The regs for caravans and mobile transportable units say to earth/bond exposed conductive parts via the MET however I don't have a 240V system and therefore no MET. Providing an earth electrode seemed the best answer.
davezawadi:
This is correct Alan. This stuff Broadgauge seems to be putting out is simply incorrect. If he decides to draw himself a circuit he will see precisely why. RCDs are not a universal panacea for all known faults and possible dangers!
Nathaniel:
If the system is just 'safe' voltage, e.g. 12 V, then there's simply no point considering any earthing for safety reasons. In that case the only point in 'earthing' is in the sense of the word commonly used for vehicles, meaning connecting to the metal chassis (not the actual earth) in order to use that as a conductor in the circuit to save on wires. If you're happy to use separate wires for the whole circuit (not the chassis), you'd probably be better to leave the whole 12 V system isolated from the vehicle and earth.

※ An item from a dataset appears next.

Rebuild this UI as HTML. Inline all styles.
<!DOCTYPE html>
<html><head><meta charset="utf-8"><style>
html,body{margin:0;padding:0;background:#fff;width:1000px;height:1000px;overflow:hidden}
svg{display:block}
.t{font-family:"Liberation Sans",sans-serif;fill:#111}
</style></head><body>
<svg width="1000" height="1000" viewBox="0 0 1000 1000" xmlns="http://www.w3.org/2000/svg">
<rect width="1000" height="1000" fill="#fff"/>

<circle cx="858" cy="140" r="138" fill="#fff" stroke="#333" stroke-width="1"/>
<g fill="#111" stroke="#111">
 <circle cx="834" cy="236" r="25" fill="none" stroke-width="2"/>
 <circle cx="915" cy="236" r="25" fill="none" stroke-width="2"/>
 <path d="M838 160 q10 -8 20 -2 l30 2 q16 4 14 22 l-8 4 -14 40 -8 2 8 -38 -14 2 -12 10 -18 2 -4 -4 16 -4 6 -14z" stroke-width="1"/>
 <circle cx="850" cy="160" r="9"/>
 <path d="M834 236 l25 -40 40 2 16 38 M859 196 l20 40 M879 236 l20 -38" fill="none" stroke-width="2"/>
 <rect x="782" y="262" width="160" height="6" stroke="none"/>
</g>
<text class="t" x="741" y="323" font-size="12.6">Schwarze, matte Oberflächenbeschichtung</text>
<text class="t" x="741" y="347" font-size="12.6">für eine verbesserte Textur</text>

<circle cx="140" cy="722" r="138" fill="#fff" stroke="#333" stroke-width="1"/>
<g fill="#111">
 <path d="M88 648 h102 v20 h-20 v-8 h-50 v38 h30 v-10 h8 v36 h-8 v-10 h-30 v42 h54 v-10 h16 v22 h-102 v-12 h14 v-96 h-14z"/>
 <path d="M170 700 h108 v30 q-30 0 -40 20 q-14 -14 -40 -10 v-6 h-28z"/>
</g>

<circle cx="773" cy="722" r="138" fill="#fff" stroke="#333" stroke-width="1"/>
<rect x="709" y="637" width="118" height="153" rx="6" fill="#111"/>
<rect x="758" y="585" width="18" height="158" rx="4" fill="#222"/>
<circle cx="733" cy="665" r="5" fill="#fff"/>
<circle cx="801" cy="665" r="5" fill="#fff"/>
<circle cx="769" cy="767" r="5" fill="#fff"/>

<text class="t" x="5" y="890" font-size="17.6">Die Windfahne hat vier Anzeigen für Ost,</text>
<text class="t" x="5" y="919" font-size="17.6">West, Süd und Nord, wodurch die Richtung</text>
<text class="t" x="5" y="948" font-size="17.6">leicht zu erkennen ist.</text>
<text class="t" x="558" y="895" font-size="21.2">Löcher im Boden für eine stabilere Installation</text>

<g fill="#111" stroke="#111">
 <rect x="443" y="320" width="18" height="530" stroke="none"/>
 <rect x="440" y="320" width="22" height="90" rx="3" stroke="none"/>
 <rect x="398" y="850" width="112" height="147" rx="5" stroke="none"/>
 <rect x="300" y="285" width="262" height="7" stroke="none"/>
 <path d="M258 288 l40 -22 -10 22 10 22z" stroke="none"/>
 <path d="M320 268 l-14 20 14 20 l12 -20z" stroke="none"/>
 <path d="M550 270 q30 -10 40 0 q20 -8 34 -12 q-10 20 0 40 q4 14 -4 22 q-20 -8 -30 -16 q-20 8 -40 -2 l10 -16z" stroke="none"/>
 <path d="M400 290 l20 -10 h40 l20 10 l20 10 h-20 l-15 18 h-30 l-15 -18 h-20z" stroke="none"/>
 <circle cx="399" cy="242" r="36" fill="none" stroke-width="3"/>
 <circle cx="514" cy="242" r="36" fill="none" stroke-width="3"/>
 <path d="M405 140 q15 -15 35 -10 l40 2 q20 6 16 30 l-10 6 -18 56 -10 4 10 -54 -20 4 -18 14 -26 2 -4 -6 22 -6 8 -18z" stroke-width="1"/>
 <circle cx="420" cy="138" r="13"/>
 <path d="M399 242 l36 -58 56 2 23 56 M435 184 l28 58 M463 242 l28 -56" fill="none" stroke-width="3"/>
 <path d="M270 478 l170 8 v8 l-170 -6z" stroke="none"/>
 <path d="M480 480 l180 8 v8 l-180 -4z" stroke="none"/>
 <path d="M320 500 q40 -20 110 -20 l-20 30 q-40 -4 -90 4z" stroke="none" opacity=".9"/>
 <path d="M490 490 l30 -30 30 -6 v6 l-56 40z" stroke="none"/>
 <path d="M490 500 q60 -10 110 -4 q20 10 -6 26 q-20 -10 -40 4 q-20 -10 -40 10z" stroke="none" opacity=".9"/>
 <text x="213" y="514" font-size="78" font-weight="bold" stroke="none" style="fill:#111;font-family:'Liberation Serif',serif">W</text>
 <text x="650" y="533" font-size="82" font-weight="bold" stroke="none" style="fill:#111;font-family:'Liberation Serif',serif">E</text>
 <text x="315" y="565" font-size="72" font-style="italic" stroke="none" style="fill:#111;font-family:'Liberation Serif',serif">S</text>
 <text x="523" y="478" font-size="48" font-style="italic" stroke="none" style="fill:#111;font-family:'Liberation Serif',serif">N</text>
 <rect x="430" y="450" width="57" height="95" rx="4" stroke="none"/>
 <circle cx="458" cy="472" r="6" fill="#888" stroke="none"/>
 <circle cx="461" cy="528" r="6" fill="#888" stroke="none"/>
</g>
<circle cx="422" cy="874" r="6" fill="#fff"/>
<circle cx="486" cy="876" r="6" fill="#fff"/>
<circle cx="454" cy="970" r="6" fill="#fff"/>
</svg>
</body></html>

It's only if there's a source of dangerous voltage involved (e.g. external hookup or internal inverter) that there's any reason to consider connections to the chassis (other than the functional reason above) or to the actual earth. In the case that the dangerous voltage is from an internal source and no part of the wiring will leave the vehicle (fixed internal load), there's no point in connections from the vehicle to the actual earth.